Graças a esse enfoque, os destinos chave de exportação incluem a Argentina, o principal atualmente após superar recentemente os Estados Unidos e a França. Na Europa, países como Espanha, Portugal e Itália apresentam mais concorrência local, mas ainda assim existe uma demanda por produtos brasileiros mais diferenciados ou com um enfoque sustentável.
Inovação com raízes na Amazônia
Do coração da Amazônia, o projeto Respira Acre surge para conectar comunidades amazônicas com designers atuais para desenvolver peças únicas que combinam técnicas ancestrais, materiais autóctones e critérios modernos de rastreabilidade e design. Essa iniciativa não só promove a bioeconomia local, mas introduz no mercado global uma narrativa estética profundamente ética e territorial.
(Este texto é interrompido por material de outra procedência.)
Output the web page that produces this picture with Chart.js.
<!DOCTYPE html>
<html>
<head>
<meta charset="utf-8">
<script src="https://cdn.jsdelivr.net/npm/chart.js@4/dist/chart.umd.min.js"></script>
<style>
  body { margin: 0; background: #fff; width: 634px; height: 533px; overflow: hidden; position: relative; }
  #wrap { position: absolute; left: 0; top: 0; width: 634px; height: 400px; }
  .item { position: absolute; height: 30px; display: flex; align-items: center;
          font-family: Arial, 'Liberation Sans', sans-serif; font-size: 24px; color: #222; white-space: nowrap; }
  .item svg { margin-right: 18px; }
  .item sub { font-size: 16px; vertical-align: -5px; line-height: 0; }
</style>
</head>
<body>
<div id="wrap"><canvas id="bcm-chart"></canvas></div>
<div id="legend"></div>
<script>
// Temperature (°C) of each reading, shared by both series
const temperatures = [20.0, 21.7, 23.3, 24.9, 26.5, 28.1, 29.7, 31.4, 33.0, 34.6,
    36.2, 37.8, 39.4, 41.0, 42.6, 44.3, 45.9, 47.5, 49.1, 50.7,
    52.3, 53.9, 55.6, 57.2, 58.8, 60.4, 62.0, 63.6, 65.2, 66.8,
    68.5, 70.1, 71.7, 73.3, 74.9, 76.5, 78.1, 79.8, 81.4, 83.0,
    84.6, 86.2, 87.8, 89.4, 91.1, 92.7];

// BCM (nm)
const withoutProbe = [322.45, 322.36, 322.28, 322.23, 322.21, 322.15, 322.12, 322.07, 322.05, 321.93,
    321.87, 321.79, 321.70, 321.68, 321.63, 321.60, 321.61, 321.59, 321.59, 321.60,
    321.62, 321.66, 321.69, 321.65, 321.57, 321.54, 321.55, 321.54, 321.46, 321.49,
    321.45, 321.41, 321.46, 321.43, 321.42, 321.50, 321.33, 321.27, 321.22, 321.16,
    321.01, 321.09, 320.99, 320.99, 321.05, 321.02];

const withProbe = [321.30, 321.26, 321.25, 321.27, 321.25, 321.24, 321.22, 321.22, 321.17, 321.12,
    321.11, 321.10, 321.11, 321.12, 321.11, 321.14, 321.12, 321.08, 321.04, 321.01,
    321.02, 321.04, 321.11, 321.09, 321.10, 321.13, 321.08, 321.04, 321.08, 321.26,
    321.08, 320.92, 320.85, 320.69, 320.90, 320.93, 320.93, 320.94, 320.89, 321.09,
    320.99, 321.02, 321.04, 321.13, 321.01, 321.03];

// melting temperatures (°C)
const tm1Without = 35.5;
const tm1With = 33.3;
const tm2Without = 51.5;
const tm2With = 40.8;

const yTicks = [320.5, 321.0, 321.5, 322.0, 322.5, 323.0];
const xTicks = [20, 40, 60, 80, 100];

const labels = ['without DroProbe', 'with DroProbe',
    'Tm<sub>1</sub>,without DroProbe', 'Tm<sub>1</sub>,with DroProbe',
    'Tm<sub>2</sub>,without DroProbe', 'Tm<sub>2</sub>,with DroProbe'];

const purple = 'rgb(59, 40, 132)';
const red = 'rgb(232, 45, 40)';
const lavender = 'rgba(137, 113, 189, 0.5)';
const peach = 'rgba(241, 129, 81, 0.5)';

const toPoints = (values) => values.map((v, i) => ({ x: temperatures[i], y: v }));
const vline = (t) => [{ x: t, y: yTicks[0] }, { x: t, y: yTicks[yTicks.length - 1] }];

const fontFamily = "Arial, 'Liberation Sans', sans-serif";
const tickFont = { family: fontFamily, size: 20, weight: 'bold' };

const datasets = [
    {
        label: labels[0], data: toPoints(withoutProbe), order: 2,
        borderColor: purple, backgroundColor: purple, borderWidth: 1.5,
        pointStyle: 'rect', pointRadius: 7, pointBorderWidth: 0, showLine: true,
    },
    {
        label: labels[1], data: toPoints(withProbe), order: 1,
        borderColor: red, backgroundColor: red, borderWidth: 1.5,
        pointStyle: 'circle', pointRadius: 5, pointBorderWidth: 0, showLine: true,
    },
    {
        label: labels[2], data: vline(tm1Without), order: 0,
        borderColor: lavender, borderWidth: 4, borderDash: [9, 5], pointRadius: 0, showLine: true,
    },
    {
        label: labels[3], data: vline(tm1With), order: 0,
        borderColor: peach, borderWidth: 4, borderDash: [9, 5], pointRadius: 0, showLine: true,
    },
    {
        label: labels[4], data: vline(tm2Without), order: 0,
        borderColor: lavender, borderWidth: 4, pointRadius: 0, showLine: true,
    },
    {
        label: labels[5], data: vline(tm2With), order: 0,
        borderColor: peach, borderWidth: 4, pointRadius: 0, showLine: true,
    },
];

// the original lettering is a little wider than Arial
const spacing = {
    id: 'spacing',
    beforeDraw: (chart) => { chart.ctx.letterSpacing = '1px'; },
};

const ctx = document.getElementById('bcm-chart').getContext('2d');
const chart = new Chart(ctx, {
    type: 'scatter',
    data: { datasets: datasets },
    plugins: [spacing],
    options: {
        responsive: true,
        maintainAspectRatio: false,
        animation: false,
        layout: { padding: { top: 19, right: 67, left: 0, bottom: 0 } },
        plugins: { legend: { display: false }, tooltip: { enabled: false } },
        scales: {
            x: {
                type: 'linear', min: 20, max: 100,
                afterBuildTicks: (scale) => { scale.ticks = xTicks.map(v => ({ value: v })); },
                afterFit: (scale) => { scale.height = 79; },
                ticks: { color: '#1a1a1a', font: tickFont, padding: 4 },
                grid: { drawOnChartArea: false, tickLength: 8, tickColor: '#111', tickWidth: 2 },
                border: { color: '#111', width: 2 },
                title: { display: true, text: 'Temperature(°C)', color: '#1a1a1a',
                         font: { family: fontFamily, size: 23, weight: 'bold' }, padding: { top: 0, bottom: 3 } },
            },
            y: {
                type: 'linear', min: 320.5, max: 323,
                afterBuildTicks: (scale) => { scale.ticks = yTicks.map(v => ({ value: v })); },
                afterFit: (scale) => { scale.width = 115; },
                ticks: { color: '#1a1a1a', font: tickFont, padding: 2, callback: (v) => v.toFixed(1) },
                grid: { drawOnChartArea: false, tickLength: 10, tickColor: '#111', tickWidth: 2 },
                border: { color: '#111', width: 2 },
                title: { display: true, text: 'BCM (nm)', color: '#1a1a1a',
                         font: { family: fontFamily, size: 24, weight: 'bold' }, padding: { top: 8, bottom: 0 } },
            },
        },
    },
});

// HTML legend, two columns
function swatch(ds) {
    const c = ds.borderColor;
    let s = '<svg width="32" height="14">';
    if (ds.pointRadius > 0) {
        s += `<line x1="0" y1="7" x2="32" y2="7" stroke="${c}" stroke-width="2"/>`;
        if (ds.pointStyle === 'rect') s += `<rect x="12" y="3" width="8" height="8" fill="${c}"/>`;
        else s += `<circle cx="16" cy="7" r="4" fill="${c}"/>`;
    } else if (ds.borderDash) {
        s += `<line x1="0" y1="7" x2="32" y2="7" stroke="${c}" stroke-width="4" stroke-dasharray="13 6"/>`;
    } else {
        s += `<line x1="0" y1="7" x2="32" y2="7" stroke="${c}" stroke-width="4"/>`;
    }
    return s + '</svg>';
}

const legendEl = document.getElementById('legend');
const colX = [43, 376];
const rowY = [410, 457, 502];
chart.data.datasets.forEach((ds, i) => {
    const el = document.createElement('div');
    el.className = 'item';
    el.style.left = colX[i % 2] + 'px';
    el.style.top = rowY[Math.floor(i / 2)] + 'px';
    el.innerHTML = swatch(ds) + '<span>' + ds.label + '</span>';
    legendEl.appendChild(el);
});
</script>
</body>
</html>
Apesar dos avanços institucionais e das iniciativas pioneiras em matéria ESG, a sustentabilidade no Brasil segue enfrentando um desafio estrutural: a falta de uma demanda significativa por parte do consumidor local.
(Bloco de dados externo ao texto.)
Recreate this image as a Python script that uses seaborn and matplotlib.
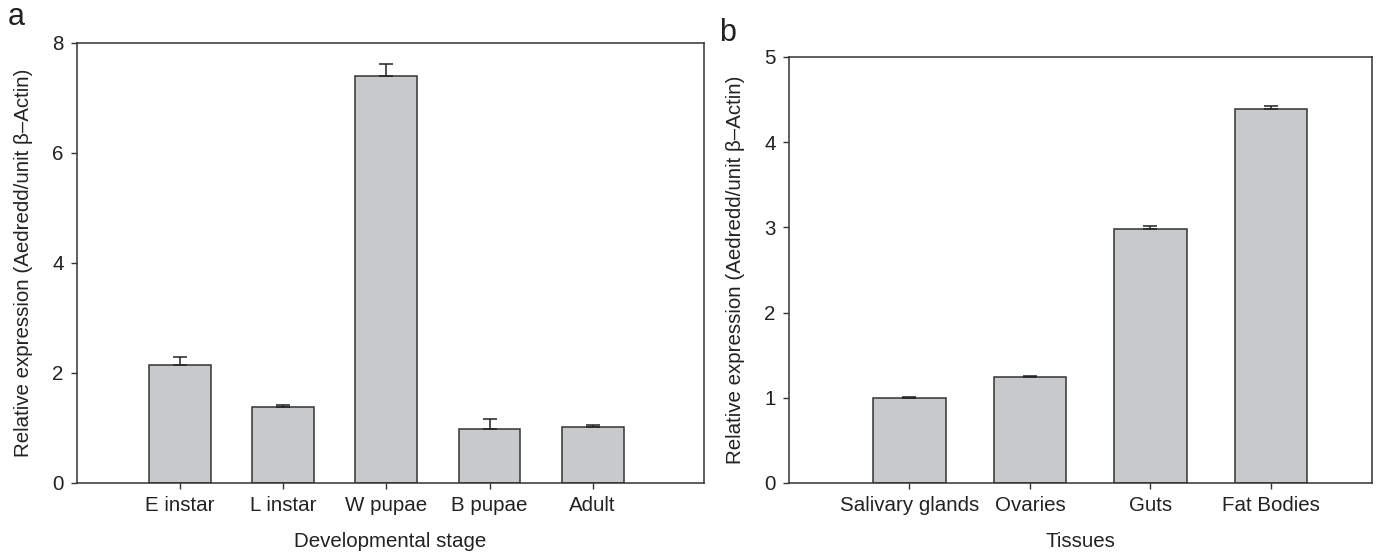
import seaborn as sns
import matplotlib.pyplot as plt
import pandas as pd
import numpy as np

# panel a: developmental stages
stages = ['E instar', 'L instar', 'W pupae', 'B pupae', 'Adult']
stage_mean = [2.15, 1.38, 7.40, 0.98, 1.01]
stage_err = [0.15, 0.04, 0.22, 0.19, 0.04]

# panel b: tissues
tissues = ['Salivary glands', 'Ovaries', 'Guts', 'Fat Bodies']
tissue_mean = [1.00, 1.25, 2.98, 4.39]
tissue_err = [0.01, 0.01, 0.04, 0.04]

sns.set_style('white')
plt.rcParams['font.family'] = ['Liberation Sans', 'DejaVu Sans']

ylab = 'Relative expression (Aedredd/unit \u03b2\u2013Actin)'
bar_col = '#c8c9cb'
fs = 14.8

fig = plt.figure(figsize=(13.99, 5.56), dpi=100)
ax1 = fig.add_axes([77/1399, 1 - 483/556, (704-77)/1399, (483-43)/556])
ax2 = fig.add_axes([789/1399, 1 - 483/556, (1372-789)/1399, (483-57)/556])

def draw(ax, cats, means, errs, xlabel, ylim, yticks, xlim):
    df = pd.DataFrame({'cat': cats, 'val': means})
    sns.barplot(data=df, x='cat', y='val', color=bar_col, width=0.6,
                edgecolor='#333333', linewidth=1.1, saturation=1, ax=ax)
    x = np.arange(len(cats))
    ax.errorbar(x, means, yerr=[np.zeros(len(errs)), errs], fmt='none',
                ecolor='#222222', elinewidth=1.1, capsize=5, capthick=1.1)
    ax.set_ylim(*ylim)
    ax.set_yticks(yticks)
    ax.set_xlim(*xlim)
    ax.set_xlabel(xlabel, fontsize=fs, labelpad=12, color='#222222')
    ax.set_ylabel(ylab, fontsize=fs, labelpad=14, color='#222222')
    for s in ax.spines.values():
        s.set_color('#333333')
        s.set_linewidth(1.1)
    ax.tick_params(axis='both', which='both', direction='out', length=4.5,
                   width=1, color='#333333', labelsize=fs, pad=5,
                   labelcolor='#222222',
                   left=True, bottom=True, top=False, right=False)

draw(ax1, stages, stage_mean, stage_err, 'Developmental stage',
     (0, 8), [0, 2, 4, 6, 8], (-1.0, 5.08))
draw(ax2, tissues, tissue_mean, tissue_err, 'Tissues',
     (0, 5), [0, 1, 2, 3, 4, 5], (-1.0, 3.84))

fig.text(8/1399, 1 - 25/556, 'a', fontsize=22, va='baseline', color='#222222')
fig.text(719/1399, 1 - 41/556, 'b', fontsize=22, va='baseline', color='#222222')

plt.savefig('out.png', dpi=100)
Enquanto em mercados como o europeu a rastreabilidade e as práticas responsáveis se tornaram fatores decisivos de compra, no Brasil o preço segue sendo o principal critério. Algumas marcas começaram a utilizar coleções sustentáveis como via para educar o consumidor, embora seu impacto econômico siga sendo limitado.
Não obstante, a sustentabilidade se consolida como uma aposta estratégica para ganhar posicionamento em mercados com padrões ambientais avançados.
Projeções 2025
Para o próximo ano, a indústria projeta uma evolução positiva, com previsões de crescimento tanto em produção como em exportações. Ainda que o ambiente global continue marcado por incerteza, os sinais de recuperação em mercados chave e a expectativa de um segundo semestre mais ativo incentivam o otimismo.
A capacidade do setor para se adaptar a novas exigências regulatórias internacionais, como os requisitos de rastreabilidade e sustentabilidade que se perfilam na Europa, reforça sua competitividade. Organizações como a Abicalçados e programas como o Brazilian Footwear seguirão desempenhando um papel chave no impulso à internacionalização do calçado brasileiro.